Explanations of the parameters are in `experiments/mnist_experiment.py`.

### LeNet without convolutional layers
Interestingly, the authors implemented a 300-100 LeNet architecture
without the convolutional layers, achieving performance around ~98%.
We were able to achieve similar results on a validation set after
5 epochs of 60K iterations: `Accuracy: 9806/10000 (98.06%)`. We also reach
`Accuracy: 9755/10000 (97.55%)` with just one epoch or 60K iterations.

### Architecture and Parameters
Some details on the architecture and hyperparameters:
* MNIST Images: `[1, 28, 28]`
* 3 Fully Connected Layers
* Batch Size: `60`
* Optimizer: Adam
* Learning Rate: `1.2e-3`
* [StepLR](https://pytorch.org/docs/stable/optim.html#torch.optim.lr_scheduler.StepLR) Scheduler (not sure what the authors used)

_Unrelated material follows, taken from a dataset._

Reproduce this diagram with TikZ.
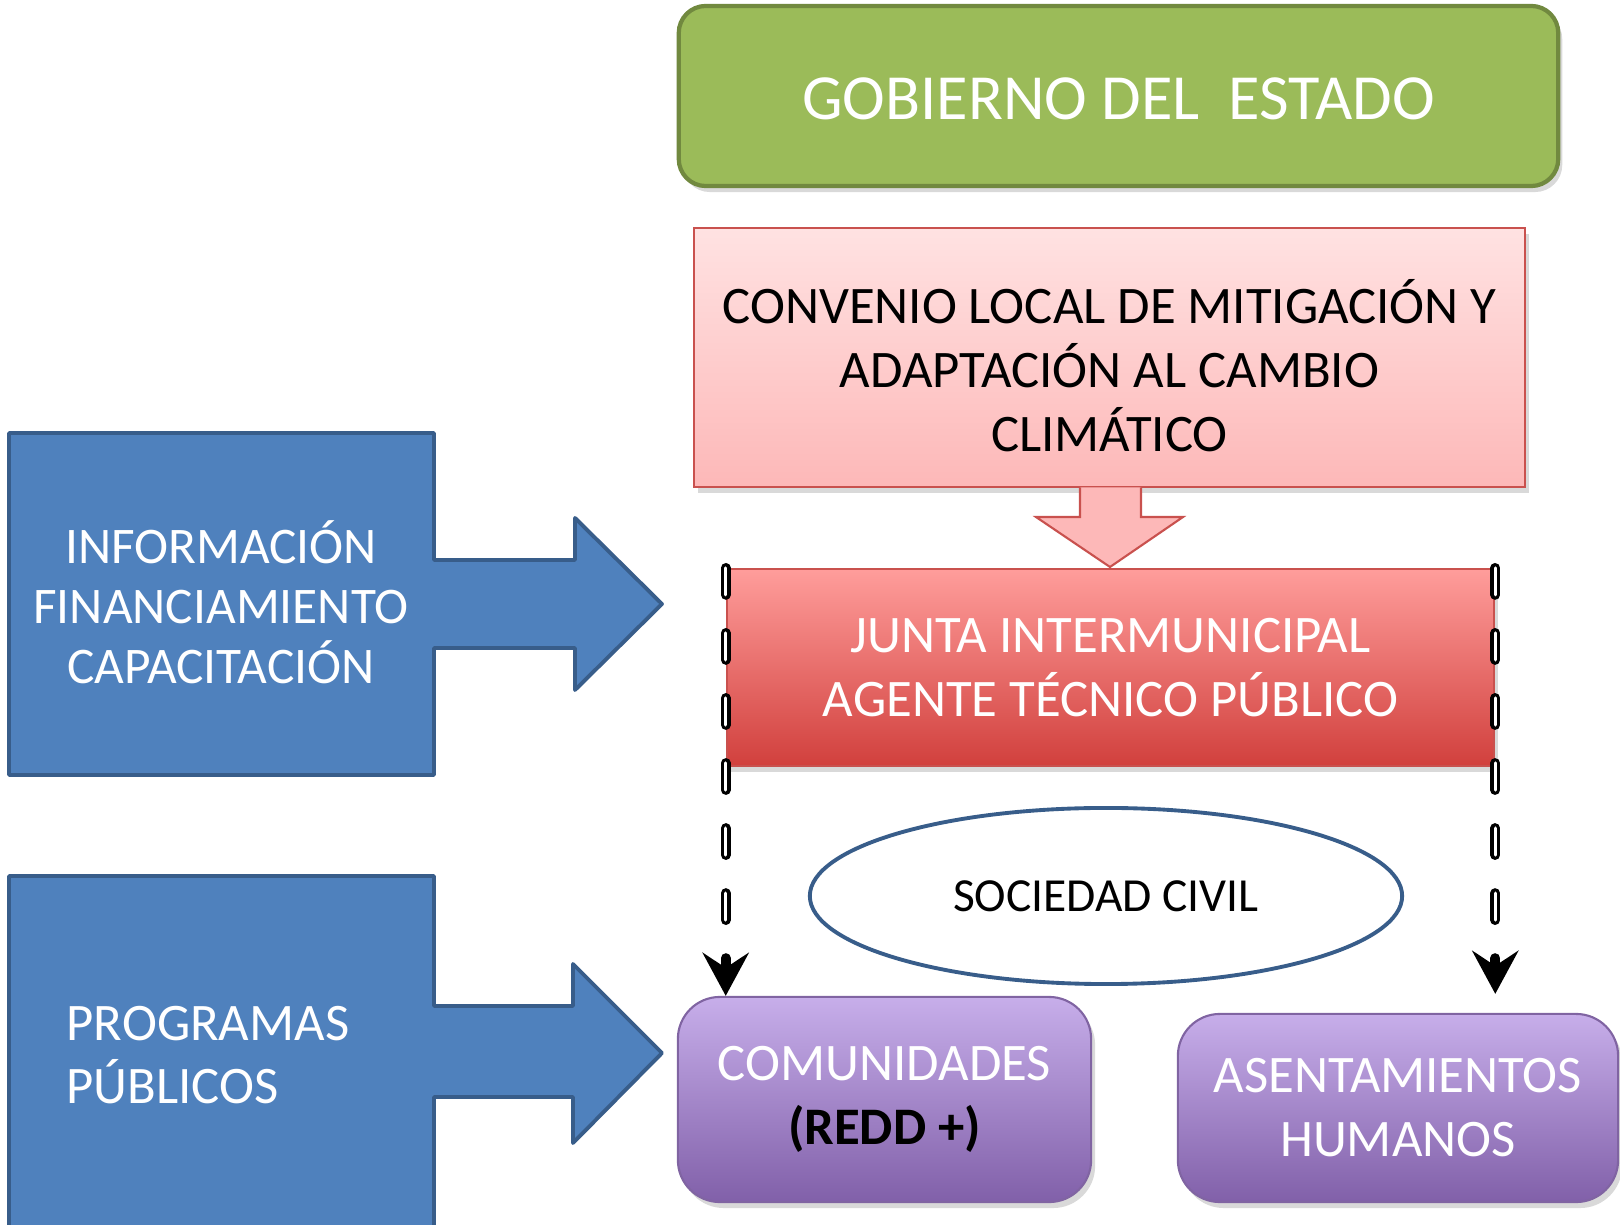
\documentclass[tikz,border=0pt]{standalone}
\usepackage{fontspec}
\setmainfont{Carlito}
\usetikzlibrary{positioning,shapes.geometric,shadows,arrows.meta}
\definecolor{verde}{HTML}{9BBB59}
\definecolor{verdeborde}{HTML}{71893F}
\definecolor{azul}{HTML}{4F81BD}
\definecolor{azulborde}{HTML}{385D8A}
\definecolor{rosaclaro}{HTML}{FFE2E2}
\definecolor{rosa}{HTML}{FDB8B8}
\definecolor{rojoclaro}{HTML}{FF9D9B}
\definecolor{rojo}{HTML}{D1403D}
\definecolor{rojoborde}{HTML}{C9514E}
\definecolor{lilaclaro}{HTML}{C7AEEA}
\definecolor{lila}{HTML}{8160A9}
\definecolor{lilaborde}{HTML}{8064A2}
\tikzset{
    sombra/.style={drop shadow={shadow xshift=0.04cm, shadow yshift=-0.06cm, opacity=0.3}},
    caja/.style={align=center, inner sep=0pt, font=\fontsize{15}{18.2}\selectfont},
    bloque/.style={draw=azulborde, fill=azul, line width=1.1pt, line join=round},
    punteada/.style={black, line width=2.8pt, line cap=round, dash pattern=on 0.27cm off 0.38cm,
        -{Stealth[length=0.43cm, width=0.46cm, inset=0.15cm]},
        postaction={draw=white, line width=0.9pt, dash pattern=on 0.27cm off 0.38cm, -, shorten >=0.43cm}}
}
\begin{document}
\begin{tikzpicture}[x=0.01cm, y=-0.01cm]
                \useasboundingbox (0,0) rectangle (1620,1225);
                \draw[bloque] (9,433) -- (434,433) -- (434,560) -- (575,560) -- (575,518) -- (662,604)
                    -- (575,690) -- (575,648) -- (434,648) -- (434,775) -- (9,775) -- cycle;
                \draw[bloque] (9,876) -- (434,876) -- (434,1006) -- (573,1006) -- (573,964) -- (662,1053)
                    -- (573,1143) -- (573,1097) -- (434,1097) -- (434,1240) -- (9,1240) -- cycle;
                \node[caja, text=white, font=\fontsize{14.6}{17}\selectfont](inf) at (221,602){INFORMACIÓN\\FINANCIAMIENTO\\CAPACITACIÓN};
                \node[caja, text=white, align=left, anchor=west, font=\fontsize{15}{18}\selectfont](prog) at (66,1055){PROGRAMAS\\PÚBLICOS};
                \node[caja, sombra, draw=verdeborde, line width=1.2pt, fill=verde, rounded corners=0.27cm,
                    minimum width=8.79cm, minimum height=1.8cm](gob) at (1118.5,96){};
                \node[caja, text=white, font=\fontsize{18.3}{22}\selectfont](gobtxt) at (1118.5,99){GOBIERNO DEL \ ESTADO};
                \node[caja, sombra, draw=rojoborde, line width=0.6pt, top color=rosaclaro, bottom color=rosa,
                    minimum width=8.31cm, minimum height=2.59cm](conv) at (1109.5,357.5){};
                \node[caja](convtxt) at (1109.5,366){CONVENIO LOCAL DE MITIGACIÓN Y\\ADAPTACIÓN AL CAMBIO\\CLIMÁTICO};
                \draw[draw=rojoborde, line width=0.6pt, fill=rosa] (1080,487.5) -- (1080,517) -- (1036,517) -- (1110,567)
                    -- (1183,517) -- (1141,517) -- (1141,487.5);
                \node[caja, sombra, draw=rojoborde, line width=0.6pt, top color=rojoclaro, bottom color=rojo,
                    minimum width=7.67cm, minimum height=1.97cm, text=white](jta) at (1110.5,667.5){JUNTA INTERMUNICIPAL\\AGENTE TÉCNICO PÚBLICO};
                \node[caja, draw=azulborde, line width=1.1pt, fill=white, ellipse, minimum width=5.92cm, minimum height=1.76cm,
                    font=\fontsize{13.5}{16}\selectfont](soc) at (1106,896){SOCIEDAD CIVIL};
                \node[caja, sombra, draw=lilaborde, line width=0.6pt, top color=lilaclaro, bottom color=lila, rounded corners=0.42cm,
                    minimum width=4.13cm, minimum height=2.05cm, text=white](com) at (884.5,1099.5){COMUNIDADES\\\textcolor{black}{\textbf{(REDD +)}}};
                \node[caja, sombra, draw=lilaborde, line width=0.6pt, top color=lilaclaro, bottom color=lila, rounded corners=0.42cm,
                    minimum width=4.4cm, minimum height=1.88cm, text=white](ase) at (1398,1108){ASENTAMIENTOS\\HUMANOS};
                \coordinate (finA) at (jta.north west |- com.north);
                \coordinate (finB) at ([yshift=0.19cm]jta.north east |- ase.north);
                \draw[punteada] (jta.north west) -- (finA);
                \draw[punteada] (jta.north east) -- (finB);
                \end{tikzpicture}
\end{document}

#### Interesting Note on Optimization
Adam with `lr=1.0` did not converge, though Adadelta with `lr=1.0` did converge.
Ultimately, we used Adam and `lr=1.2e-3.`

## Figure 1 and 2 Reproduction (2nd milestone) [In Progress]
* [Might skip] Refactor Train/Test using [Ignite](https://pytorch.org/ignite/)
* [X] Early Stopping
* [X] Implement iterative pruning on LeNetFC
- Similar to [re-implementation](https://github.com/google-research/lottery-ticket-hypothesis/blob/a032bd01c689823a208b8ca616d483187e1e471e/foundations/pruning.py#L24)
- May also try [pytorch pruning](https://github.com/facebookresearch/open_lth/tree/master/pruning)
- Or pruning from [OpenLTH](https://github.com/facebookresearch/open_lth/tree/master/pruning)

## Tips and Tricks
* Lenet model is without Conv layers, just (300-100-10 linear layers)
* Read the appendix for specifics on experiments
* Avoid `prune` module in torch
- good for one-shot pruning, not iterative pruning
* Iterative pruning rate:
- e.g. if paper says 7 rounds of pruning and fc20% (.002)
- that means: (.002)^(1/7) = .41, so prune 41% of the remaining weights at each step
0. 100% ((.002)^(1/7))^0
1. 41.1% ((.002)^(1/7))^1
2. 16.9% ((.002)^(1/7))^2
3. 7.0% ((.002)^(1/7))^3
4. 2.9% ((.002)^(1/7))^4
5. 1.2% ((.002)^(1/7))^5
6. 0.5% ((.002)^(1/7))^6
7. 0.2% ((.002)^(1/7))^7

## Reproducibility Report
Our reproducibility efforts are ongoing. Setting up models was easy with torch.
The most difficult part is the implementation of iterative pruning.
We tried used torch's `prune` module, which looked very appealing
and simple but only worked well for one-shot pruning and failed for iterative pruning.

### Current State
Iterative pruning is working in terms of how many weights are being pruned
at each step and re-initializing to the weights of the original network. Despite this,
test accuracy goes down significantly the more we prune. This may be because
we are still have early stopping implemented (as opposed to just recording
when it would have happened) or possibly because out validation data
is a subset of our train data. This is due to to the fact that torch splits
MNIST into train (60K) and test (10K) without a validation set. So those are two
things to try first when debugging this.